(Saved entries)

#####

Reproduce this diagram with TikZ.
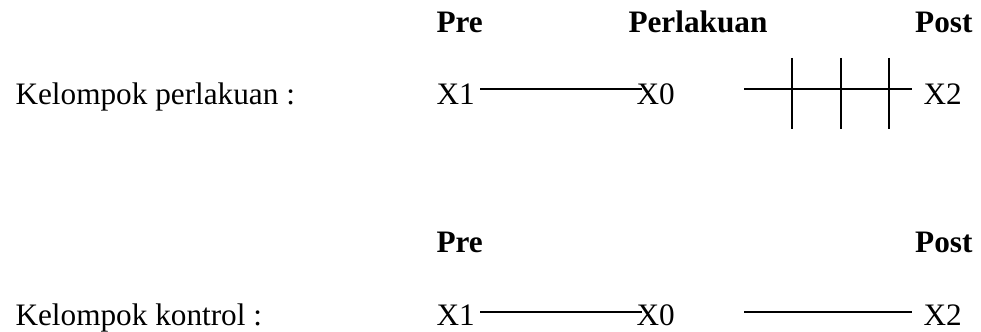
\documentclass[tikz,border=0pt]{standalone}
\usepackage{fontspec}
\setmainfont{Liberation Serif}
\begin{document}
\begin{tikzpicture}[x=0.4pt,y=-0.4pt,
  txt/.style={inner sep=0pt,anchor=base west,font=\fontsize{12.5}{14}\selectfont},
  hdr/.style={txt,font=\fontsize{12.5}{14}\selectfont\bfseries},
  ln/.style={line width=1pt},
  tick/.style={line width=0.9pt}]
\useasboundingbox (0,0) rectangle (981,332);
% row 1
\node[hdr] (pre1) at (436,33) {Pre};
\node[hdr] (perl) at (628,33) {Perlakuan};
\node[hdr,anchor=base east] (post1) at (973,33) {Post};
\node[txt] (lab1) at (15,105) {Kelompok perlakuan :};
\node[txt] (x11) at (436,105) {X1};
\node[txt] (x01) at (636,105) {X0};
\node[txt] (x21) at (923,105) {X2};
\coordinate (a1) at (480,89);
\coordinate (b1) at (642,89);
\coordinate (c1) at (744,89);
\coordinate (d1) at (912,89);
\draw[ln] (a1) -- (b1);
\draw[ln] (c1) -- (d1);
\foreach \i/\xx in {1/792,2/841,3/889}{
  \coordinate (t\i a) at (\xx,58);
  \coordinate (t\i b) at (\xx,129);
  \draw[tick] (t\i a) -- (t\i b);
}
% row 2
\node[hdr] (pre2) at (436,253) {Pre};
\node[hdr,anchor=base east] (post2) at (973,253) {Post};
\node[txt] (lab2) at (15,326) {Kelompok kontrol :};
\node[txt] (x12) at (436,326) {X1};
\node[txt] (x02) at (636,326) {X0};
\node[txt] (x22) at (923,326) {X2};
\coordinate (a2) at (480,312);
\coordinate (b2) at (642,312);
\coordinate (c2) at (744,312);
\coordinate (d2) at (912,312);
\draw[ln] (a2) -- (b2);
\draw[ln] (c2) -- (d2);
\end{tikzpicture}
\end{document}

#####

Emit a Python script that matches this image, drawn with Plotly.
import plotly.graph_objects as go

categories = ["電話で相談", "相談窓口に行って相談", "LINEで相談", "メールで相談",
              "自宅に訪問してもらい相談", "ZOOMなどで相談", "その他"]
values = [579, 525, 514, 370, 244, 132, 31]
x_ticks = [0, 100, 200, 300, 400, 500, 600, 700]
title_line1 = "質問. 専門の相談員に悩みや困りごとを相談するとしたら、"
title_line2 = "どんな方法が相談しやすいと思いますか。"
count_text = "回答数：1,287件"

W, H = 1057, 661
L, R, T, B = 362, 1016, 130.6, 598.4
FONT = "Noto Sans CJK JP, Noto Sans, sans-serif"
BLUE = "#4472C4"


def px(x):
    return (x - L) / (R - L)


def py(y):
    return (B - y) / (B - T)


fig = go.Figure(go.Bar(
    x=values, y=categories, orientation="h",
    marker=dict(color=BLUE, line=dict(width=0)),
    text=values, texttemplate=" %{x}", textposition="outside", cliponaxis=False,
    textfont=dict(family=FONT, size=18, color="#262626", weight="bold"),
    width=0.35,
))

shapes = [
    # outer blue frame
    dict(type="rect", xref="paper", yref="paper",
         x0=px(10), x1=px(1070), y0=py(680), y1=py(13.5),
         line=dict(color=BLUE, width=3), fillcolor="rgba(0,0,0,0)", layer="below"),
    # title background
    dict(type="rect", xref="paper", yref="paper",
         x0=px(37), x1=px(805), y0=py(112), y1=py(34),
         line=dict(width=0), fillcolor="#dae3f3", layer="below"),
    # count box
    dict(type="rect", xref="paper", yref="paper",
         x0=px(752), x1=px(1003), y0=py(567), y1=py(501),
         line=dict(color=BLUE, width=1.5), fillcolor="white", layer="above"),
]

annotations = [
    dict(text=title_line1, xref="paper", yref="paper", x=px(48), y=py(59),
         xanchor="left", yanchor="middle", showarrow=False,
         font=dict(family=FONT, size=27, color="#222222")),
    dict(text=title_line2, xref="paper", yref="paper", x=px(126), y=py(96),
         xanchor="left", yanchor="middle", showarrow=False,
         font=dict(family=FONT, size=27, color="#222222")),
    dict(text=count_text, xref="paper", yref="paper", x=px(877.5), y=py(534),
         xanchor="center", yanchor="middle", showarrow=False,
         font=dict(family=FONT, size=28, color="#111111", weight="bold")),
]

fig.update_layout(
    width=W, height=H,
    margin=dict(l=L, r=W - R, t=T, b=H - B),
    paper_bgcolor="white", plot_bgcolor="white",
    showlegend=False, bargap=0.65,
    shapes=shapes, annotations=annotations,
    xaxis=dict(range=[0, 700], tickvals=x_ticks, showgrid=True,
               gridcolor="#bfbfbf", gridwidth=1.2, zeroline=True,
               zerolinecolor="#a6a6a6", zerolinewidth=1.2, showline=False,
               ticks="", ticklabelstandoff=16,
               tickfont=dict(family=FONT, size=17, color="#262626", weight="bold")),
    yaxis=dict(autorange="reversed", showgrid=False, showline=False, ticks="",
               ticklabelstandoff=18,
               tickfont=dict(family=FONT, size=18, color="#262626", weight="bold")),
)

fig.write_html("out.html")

#####

__Problem to work on__:
Copy out every line where the word "this" occurs.

__Reply__:
Reproduce this diagram with TikZ.
Emit a Python script that matches this image, drawn with Plotly.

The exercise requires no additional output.